The invention is not limited in its construction to the preferred embodiment specified above. Instead, a number of variants are conceivable, which make use of the described solution also for fundamentally differently shaped constructions. Thus, the geometry of the clamping bodies is not limited to a ball geometry, but instead all possible different geometries are conceivable. For example, cylinder pins are one possible alternative to a ball-shaped clamping body, so that the cylinder pins can engage in similarly cylindrical pocket-like recesses 9. Furthermore, the adjustment piston 11 can also feature a conical shape or the like as an alternative to a groove geometry 12, in order to press the clamping body into the recess over the cone angle.

LIST OF REFERENCE SYMBOLS

  • 1 Rocker arm device
  • 2 Cam
  • 3 Rocker arm axis
  • 4 Valve
  • 5 Cam lever part
  • 6 Valve lever part
  • 7 Ball element
  • 8 Receptacle borehole
  • 9 Pocket-shaped recess
  • 10 Support shaft
  • 11 Adjustment piston
  • 12 Groove geometry
  • 13 Pressurized medium chamber
  • 14 Restoring spring
  • 15 Fluid supply channel
  • 16 Camshaft
  • 17 Roller element
  • 18 Restoring spring

Claims

1. Switchable valve train for gas-exchange valves of internal combustion engine, comprising a rocker arm device, in which a rocking motion about a rocker arm axis can be introduced by at least one cam or tappet, the rocking motion is transmittable to at least one valve, the rocker arm device includes at least one cam lever part in working connection with the cam and a valve lever part in working connection with the valve, which are supported so that the lever parts can rock about the rocker arm axis, a coupling device is located between the at least one cam lever part and the valve lever part, and is moveable between at least first and second positions to selectively engage or disengage a transmission of the rocking motion.

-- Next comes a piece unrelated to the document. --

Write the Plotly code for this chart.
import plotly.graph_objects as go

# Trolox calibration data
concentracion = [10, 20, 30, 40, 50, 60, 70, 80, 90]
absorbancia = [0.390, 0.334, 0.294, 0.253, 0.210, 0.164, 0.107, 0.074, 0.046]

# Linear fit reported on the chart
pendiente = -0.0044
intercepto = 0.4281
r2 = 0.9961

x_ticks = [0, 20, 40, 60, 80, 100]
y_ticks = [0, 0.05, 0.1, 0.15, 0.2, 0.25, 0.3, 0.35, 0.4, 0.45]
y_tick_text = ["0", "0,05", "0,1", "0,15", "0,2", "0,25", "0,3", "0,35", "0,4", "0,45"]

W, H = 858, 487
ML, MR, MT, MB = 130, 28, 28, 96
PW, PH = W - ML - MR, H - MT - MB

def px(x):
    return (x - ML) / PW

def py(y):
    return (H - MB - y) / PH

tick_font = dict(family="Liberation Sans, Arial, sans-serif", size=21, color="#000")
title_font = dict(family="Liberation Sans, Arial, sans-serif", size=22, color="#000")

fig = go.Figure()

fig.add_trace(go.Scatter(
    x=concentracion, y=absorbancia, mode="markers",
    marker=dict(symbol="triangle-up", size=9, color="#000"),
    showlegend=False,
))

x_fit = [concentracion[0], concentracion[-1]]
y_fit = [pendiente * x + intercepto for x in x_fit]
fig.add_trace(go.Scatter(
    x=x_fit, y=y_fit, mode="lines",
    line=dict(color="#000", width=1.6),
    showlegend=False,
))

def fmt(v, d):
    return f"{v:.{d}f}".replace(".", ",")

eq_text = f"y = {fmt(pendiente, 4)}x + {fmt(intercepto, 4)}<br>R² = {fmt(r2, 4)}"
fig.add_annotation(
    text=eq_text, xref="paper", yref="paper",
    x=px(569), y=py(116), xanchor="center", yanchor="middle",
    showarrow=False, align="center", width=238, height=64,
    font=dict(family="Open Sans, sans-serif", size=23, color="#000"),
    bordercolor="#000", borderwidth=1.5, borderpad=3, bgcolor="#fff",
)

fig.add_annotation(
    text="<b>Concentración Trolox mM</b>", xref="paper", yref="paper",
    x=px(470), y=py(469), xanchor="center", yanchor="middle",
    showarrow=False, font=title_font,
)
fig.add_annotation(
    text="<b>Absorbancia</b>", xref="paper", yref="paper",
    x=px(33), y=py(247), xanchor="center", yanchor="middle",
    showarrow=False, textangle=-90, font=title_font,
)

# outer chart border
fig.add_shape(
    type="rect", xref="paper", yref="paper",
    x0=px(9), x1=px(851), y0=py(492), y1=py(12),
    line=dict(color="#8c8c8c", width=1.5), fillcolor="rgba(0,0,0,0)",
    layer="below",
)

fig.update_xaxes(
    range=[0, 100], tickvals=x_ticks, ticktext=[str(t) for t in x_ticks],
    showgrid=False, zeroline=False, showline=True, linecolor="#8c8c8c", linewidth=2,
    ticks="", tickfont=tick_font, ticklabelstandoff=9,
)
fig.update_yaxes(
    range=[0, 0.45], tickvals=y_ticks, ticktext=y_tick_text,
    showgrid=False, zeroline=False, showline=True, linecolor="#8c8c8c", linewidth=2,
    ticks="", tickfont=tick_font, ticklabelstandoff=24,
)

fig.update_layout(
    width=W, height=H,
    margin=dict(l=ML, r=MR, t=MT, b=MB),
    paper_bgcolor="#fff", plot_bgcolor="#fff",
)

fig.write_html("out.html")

2. Switchable valve train according to claim 1, wherein the coupling device can be activated by fluid.
3. Switchable valve train according to claim 1, wherein the coupling device includes at least one clamping body, which can move between an engaged position and a released position.
4. Switchable valve train according to claim 3, wherein the clamping body comprises a ball element and is held in a receptacle borehole formed in a radial direction in the valve lever part.

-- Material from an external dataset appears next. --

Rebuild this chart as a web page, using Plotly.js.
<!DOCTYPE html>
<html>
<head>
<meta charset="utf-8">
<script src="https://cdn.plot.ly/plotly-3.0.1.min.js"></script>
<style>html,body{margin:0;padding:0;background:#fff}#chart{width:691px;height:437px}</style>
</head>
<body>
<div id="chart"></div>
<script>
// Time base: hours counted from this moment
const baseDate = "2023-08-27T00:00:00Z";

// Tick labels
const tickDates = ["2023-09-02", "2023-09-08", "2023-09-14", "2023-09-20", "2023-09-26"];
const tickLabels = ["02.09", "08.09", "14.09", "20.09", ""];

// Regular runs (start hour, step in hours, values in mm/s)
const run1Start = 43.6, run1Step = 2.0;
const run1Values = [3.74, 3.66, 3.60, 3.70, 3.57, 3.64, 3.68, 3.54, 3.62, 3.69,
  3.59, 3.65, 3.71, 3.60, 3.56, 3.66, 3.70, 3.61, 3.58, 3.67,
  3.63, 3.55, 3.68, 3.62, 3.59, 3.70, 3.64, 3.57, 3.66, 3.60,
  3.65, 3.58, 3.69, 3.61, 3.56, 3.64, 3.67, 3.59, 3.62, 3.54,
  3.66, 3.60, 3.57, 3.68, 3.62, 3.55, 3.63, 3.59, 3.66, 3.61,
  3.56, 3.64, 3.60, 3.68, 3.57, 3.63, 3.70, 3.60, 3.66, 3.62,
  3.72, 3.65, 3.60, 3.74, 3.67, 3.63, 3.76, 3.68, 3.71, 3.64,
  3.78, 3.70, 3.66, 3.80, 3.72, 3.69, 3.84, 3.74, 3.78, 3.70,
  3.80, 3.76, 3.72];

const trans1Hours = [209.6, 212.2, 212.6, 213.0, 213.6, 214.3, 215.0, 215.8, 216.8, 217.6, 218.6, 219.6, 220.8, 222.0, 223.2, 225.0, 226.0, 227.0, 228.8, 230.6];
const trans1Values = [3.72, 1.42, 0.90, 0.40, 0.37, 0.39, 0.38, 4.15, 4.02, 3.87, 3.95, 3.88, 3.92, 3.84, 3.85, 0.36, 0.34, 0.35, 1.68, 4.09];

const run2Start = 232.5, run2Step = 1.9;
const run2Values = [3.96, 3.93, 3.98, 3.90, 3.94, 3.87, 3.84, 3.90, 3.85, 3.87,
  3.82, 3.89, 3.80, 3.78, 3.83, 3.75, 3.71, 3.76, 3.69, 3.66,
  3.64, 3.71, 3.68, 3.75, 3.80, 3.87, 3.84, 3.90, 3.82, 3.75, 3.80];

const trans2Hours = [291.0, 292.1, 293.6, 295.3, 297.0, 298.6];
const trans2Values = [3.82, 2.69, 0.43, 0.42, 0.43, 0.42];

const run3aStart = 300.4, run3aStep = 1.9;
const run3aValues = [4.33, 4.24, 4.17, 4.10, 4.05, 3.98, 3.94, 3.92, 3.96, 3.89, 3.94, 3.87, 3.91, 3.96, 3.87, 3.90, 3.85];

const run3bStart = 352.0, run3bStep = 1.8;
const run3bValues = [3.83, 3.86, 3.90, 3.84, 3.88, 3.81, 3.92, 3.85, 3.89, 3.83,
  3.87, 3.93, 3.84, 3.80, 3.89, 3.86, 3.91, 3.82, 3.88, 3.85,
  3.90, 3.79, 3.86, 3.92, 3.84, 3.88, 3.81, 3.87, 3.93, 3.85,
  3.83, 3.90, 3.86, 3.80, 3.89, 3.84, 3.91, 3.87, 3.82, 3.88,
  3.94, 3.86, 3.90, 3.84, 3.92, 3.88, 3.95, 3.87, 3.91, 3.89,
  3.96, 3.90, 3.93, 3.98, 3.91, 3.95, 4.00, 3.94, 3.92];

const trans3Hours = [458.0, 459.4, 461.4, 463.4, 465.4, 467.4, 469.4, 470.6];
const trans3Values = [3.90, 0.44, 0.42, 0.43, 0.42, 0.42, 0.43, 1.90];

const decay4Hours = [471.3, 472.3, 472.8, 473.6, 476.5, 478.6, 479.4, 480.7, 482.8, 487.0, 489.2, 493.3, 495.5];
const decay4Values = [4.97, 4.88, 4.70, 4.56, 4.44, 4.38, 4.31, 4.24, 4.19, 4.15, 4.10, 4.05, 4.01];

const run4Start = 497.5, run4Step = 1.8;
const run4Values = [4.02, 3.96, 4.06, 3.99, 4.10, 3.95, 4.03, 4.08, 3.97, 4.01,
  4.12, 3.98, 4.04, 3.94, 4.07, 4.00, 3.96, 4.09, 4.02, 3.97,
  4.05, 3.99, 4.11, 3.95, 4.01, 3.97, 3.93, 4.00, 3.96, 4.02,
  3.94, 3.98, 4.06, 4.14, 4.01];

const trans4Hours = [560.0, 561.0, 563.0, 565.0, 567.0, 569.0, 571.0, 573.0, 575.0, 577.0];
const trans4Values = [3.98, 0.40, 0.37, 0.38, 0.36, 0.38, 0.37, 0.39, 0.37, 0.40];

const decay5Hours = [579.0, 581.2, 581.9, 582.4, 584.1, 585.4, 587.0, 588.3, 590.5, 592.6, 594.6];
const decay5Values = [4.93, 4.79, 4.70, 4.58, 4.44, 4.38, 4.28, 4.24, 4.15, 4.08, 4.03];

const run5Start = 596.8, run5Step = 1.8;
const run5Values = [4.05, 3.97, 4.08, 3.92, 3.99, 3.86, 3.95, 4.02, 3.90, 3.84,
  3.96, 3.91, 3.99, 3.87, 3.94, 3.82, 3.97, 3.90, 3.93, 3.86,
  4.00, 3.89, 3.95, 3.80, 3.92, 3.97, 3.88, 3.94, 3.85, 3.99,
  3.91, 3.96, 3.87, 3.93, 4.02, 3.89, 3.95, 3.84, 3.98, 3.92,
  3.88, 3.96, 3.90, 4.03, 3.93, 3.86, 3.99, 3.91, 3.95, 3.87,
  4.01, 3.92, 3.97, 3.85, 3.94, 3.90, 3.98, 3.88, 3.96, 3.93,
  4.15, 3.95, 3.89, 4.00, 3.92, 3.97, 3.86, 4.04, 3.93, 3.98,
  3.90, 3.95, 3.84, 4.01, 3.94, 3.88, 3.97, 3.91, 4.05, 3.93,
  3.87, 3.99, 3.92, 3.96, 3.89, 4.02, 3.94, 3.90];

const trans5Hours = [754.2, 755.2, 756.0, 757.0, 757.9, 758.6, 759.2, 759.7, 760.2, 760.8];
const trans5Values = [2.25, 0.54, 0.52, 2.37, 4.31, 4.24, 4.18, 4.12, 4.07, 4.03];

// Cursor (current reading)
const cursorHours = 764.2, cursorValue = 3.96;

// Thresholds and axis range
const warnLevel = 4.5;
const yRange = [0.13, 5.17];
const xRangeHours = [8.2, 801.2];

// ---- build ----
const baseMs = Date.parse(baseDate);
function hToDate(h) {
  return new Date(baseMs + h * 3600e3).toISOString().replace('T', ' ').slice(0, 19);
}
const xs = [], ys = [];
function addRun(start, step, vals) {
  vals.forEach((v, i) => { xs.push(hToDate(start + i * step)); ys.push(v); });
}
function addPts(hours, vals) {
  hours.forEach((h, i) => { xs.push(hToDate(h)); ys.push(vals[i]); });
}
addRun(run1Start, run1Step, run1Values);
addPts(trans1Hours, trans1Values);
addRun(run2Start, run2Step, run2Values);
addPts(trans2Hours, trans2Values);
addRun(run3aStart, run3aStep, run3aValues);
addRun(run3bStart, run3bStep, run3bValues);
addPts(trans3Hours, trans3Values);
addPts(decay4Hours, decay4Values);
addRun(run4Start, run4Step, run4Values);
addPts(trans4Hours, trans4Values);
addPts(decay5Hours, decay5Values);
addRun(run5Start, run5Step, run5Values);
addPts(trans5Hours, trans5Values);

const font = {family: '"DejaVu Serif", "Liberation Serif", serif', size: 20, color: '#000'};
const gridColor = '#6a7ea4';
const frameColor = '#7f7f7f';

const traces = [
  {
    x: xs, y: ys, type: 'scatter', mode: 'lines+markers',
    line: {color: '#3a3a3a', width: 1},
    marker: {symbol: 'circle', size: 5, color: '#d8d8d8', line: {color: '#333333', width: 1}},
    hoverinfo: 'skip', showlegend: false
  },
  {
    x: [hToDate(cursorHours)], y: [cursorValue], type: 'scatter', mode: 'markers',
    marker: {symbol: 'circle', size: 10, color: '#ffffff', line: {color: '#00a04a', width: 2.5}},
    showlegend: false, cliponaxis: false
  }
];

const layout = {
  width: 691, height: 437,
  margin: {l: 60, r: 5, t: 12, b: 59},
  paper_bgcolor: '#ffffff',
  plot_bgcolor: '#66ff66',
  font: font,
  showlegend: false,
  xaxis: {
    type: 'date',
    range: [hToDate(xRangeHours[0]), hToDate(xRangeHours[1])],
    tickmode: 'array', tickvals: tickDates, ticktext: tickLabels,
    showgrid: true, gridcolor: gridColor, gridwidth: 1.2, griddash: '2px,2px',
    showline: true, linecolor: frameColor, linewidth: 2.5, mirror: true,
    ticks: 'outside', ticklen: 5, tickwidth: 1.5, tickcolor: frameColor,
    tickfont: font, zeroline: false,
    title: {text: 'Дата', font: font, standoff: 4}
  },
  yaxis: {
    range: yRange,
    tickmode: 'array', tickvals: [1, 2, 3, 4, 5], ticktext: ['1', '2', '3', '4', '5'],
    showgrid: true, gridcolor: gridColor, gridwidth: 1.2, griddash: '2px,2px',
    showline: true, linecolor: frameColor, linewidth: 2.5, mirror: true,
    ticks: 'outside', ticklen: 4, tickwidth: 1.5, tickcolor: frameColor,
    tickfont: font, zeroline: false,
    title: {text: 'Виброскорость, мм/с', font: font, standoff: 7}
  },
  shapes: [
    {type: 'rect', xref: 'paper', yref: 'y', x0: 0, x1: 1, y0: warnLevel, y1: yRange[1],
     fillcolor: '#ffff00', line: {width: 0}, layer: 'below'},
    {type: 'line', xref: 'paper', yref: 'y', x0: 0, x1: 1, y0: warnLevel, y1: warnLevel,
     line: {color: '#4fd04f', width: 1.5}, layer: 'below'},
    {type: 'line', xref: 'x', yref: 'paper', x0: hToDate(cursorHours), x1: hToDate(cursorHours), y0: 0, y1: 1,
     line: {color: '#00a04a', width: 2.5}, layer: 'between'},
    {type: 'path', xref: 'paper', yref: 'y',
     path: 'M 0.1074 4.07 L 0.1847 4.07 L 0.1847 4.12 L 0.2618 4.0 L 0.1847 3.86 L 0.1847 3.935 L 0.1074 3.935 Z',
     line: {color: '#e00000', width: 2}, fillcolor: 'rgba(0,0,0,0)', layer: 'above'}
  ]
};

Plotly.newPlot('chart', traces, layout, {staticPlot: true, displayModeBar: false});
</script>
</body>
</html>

5. Switchable valve train according to claim 4, wherein the ball element can be moved outward in the radial direction for assuming the engaged position in the receptacle borehole and the ball element engages in a pocket-shaped recess formed in the cam lever part, in order to create a positive fit for transmitting the rocking motion between the cam lever part and the valve lever part.
6. Switchable valve train according to claim 4, wherein the at least one cam lever part and the valve lever part are held on a support shaft extending about the rocker arm axis so that the lever parts can rock, and the ball element borders an adjustment piston on an inside in the radial direction, which has a sleeve-like construction and which encloses the support shaft in the radial direction.

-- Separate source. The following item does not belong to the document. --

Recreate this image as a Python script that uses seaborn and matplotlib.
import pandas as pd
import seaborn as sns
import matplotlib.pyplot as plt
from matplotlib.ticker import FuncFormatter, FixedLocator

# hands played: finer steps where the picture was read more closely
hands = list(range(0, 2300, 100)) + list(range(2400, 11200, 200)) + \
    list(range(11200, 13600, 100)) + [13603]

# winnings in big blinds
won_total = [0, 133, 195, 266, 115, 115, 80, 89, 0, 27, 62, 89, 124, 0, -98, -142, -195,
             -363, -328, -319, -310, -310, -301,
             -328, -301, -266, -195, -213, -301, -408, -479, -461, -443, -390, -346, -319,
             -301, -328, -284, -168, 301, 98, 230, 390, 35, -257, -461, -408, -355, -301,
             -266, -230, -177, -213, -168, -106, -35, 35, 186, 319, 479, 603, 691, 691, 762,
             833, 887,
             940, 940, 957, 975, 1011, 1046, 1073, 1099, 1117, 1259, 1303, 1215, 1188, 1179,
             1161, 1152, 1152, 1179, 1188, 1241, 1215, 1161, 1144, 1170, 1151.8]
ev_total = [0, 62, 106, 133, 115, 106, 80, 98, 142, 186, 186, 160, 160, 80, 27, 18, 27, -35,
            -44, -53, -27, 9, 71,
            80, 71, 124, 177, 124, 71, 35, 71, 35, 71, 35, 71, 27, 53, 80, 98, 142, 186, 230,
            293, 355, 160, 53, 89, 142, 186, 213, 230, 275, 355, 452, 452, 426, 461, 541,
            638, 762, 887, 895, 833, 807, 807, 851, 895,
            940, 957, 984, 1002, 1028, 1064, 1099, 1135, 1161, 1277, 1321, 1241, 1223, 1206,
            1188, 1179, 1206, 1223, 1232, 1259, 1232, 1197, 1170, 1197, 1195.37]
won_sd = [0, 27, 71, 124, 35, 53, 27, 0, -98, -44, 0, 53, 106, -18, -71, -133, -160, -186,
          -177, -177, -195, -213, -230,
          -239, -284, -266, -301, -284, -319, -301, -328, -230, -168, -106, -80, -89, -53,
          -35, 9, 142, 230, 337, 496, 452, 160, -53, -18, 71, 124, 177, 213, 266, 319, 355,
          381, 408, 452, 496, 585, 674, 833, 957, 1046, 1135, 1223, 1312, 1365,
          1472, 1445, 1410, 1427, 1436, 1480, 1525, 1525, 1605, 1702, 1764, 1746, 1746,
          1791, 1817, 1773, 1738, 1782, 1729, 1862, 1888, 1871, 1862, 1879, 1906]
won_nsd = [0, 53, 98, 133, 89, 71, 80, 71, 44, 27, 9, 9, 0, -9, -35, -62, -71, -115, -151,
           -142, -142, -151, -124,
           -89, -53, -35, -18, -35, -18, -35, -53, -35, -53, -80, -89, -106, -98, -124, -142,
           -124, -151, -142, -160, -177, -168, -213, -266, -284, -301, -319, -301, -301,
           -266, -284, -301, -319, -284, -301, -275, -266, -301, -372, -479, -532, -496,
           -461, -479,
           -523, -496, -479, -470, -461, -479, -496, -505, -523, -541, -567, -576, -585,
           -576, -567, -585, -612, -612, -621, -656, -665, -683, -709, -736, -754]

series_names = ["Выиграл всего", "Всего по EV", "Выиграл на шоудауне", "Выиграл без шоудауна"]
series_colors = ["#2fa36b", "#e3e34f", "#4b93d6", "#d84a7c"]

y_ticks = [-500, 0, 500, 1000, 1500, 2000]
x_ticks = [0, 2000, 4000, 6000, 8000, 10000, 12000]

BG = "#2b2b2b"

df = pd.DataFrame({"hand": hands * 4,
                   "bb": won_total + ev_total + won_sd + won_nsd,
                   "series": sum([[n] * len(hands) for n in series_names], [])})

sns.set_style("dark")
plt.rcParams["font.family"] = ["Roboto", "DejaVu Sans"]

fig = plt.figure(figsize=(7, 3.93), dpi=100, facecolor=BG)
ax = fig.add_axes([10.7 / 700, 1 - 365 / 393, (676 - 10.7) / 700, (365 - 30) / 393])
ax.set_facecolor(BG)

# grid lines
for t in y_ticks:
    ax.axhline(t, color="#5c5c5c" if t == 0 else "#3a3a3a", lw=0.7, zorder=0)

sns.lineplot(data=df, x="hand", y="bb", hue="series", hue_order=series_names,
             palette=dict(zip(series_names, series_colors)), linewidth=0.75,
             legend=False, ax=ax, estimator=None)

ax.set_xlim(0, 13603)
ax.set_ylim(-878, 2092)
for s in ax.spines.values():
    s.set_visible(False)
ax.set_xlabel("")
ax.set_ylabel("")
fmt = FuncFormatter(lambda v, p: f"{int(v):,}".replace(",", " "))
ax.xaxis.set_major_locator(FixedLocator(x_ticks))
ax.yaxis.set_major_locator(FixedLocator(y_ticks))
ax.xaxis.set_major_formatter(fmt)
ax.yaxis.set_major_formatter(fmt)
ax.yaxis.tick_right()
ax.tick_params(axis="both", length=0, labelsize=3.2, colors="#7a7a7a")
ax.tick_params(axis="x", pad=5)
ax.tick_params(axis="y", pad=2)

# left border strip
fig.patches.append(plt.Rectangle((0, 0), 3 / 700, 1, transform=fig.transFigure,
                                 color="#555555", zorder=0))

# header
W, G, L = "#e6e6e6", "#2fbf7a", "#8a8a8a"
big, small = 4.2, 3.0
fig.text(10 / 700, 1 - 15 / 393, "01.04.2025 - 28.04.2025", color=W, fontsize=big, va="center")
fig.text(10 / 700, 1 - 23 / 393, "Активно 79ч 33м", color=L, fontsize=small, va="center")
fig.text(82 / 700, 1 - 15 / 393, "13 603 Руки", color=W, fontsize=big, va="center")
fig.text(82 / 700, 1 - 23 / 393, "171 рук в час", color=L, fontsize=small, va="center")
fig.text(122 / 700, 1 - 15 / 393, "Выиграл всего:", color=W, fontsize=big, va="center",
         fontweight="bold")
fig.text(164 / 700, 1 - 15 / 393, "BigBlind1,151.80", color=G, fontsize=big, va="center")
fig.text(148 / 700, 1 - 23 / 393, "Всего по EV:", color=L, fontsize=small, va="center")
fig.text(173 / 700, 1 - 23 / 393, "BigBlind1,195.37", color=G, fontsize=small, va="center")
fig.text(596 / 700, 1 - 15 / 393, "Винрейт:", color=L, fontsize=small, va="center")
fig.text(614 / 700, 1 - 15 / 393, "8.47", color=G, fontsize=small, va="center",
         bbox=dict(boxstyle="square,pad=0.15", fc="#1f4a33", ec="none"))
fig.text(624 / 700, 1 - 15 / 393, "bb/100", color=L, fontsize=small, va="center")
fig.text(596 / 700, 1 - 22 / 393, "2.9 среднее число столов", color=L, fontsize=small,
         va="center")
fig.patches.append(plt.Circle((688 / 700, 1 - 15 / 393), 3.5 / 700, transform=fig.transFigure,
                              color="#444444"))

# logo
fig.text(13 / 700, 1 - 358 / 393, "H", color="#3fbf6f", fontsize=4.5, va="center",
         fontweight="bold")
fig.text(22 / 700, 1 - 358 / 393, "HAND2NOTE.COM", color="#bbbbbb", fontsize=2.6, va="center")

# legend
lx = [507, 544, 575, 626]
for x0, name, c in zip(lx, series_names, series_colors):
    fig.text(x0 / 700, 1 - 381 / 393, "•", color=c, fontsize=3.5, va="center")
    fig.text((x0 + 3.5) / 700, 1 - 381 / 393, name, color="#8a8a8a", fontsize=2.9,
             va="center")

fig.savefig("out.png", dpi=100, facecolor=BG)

7. Switchable valve train according to claim 6, wherein the adjustment piston includes at least one groove geometry, which is formed on a periphery and in which an associated ball element can move inwardly in the radial direction, in order to disengage the positive fit for transmitting the rocking motion between the cam lever part and the valve lever part, wherein an alignment of the groove geometry with the ball element is realized via an axial displacement of the adjustment piston.
8. Switchable valve train according to claim 7, wherein the adjustment piston borders, with an axial end face, a pressurized medium chamber formed in the valve lever part and the adjustment piston can move in the axial direction in a direction of the rocker arm axis against a restoring spring by pressurization of the pressurized medium chamber.
9. Switchable valve train according to claim 8, wherein the at least one cam lever part comprises first and second cam lever parts that are allocated to the one valve lever part, the cam lever parts can each be locked in rotation with the valve lever part by a coupling device for selective transmission of the rocking motion of the first cam lever part or the second cam lever part.
10. Switchable valve train according to claim 9, wherein there are two pressure medium chambers and for pressurizing the pressurized medium chambers with fluid, fluid supply channels are provided in the support shaft, wherein when the pressurized medium chambers are pressurized simultaneously, a first adjustment piston can be brought into a closed position and a second adjustment piston can be brought into an opened position, wherein the valve lever part is in force transmitting connection selectively with the first cam lever part, with the second cam lever part, or with none of the cam lever parts, in order to create a valve shutdown.
11. Switchable valve train according to claim 10, wherein at least two of the ball elements and a corresponding number of the associated receptacle boreholes are arranged spaced equally relative to each other on the periphery of the coupling device.
12. Switchable valve train according to claim 9, wherein different lift information is stored in a first one of the cams interacting with the first cam lever part than in a second one of the cams interacting with the second cam lever part, so that different valve control times and/or valve lifts are adjustable by the selective switching of the working connection of the valve lever part with the first or with the second cam lever part.
13. Switchable valve train according claim 10, wherein the adjustment pistons are activated by pressurization with fluid or by an electrically activated actuator.